Poland: Culture Shock!

I know it isn't usual blog etiquette to publish three days all at once but my internet connectivity is limited. To any poles reading this, don't be offended about my first impression, it is already changing but I still want to record it.
This is what I wrote in my diary at the airport during my Heathrow>Warsaw>Wroclaw flights:
Got up at 5.40am. Broke the bathroom fan. In a rush caught the wrong train. Ad libbed from Victoria Station, heavy bag with lots of stairs a borderline disaster. A man carried it for me - saved a nervous breakdown. Changed the tube 3 times before I got to the right line. Shopping in Heathrow.
Warsaw airport is terrifying. When the plane landed you couldn't see the airport. The man in front of me was carrying 300 cigarettes from duty free and my board pass said 'non-smoking seat'. The guards wear military uniforms and all carry guns, even the women my age. Every store in the airport sells vodka, including the book shop. I couldn't understand anyone on the plane, all the newspapers are polish. After freaking out that I would be refused a visa, arrested by the military men then shot by people yelling at me in Polish, they didn't even ask me one question, only said, 'Enjoy your stay, New Zealander'. Still flustered though. The airport decor could be described as Communist Chic with a splash of orange. There is a woman in full army gear who looks like Uma Therman sitting next to me right now, stretching her leg up to her head repeatedly.
Once I arrived, no one was there to meet me at the airport. Luckily a girl arrived just I started towards the taxis. Wroclaw airport was much nicer and more modern. Half the city looks like it hasn't been done up since WW2, including the backpackers I am in; the peach paint on the ceiling of the empty concrete corridors is falling away to reveal an angel fresco. The hostel took my passport 'for details' once I arrived and refused to give it back when I demanded half an hour later.
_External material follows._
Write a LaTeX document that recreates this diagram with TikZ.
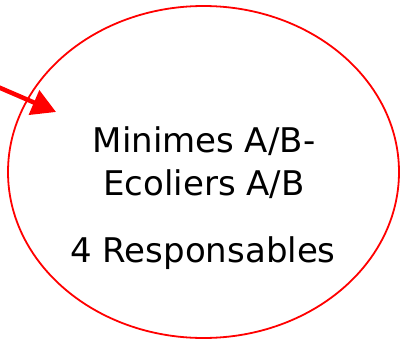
\documentclass[tikz,border=0pt]{standalone}
\usepackage{fontspec}
\setmainfont{DejaVu Sans}
\usetikzlibrary{arrows.meta,shapes.geometric}
\begin{document}
\begin{tikzpicture}[x=1pt,y=-1pt,
  bubble/.style={draw=red, line width=1.8pt, ellipse, minimum width=391pt, minimum height=332pt, inner sep=0pt},
  lbl/.style={anchor=base, inner sep=0pt, font=\fontsize{34}{40}\selectfont},
  pointer/.style={draw=red, line width=4.5pt, -{Triangle[length=24pt,width=26pt]}}]
\useasboundingbox (0,0) rectangle (405,343);
\node[bubble] (e) at (203.5,172) {};
\node[lbl] (l1) at (204,152) {Minimes A/B-};
\node[lbl] (l2) at (204,195) {Ecoliers A/B};
\node[lbl] (l3) at (203,262) {4 Responsables};
\coordinate (s) at (-2,87);
\coordinate (t) at (56,112);
\draw[pointer] (s) -- (t);
\end{tikzpicture}
\end{document}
They laughed and didn't speak english. (I got it back and turns out it was just a miscommunication, although it put me very on edge until they did the same to all the successive people arriving.) The other half of Wroclaw looks like Soviet style apartment buildings painted lime greens, pinks and yellows. Trams run throughout the town. The christmas market was closing in the amazing medieval town square when I arrived. A group of us went for a beer with some Polish AIESECers, who couldn't believe we didn't drink everynight! I do love all the people I have met so far, especially the other AIESECers.

I would like to say that I love Wroclaw too, but right now my hair smells like second-hand cigarette smoke, I'm exhausted and I can't understand any written polish, including this computer. I have taken to smiling and nodding at people instead of talking.
Today I was told that me and two others are being sent to a town not far from Krakow. I had no warning, but I am going to teach in a village for two weeks and will stay with a host family, which means I will be separated from my friends. More adventures await!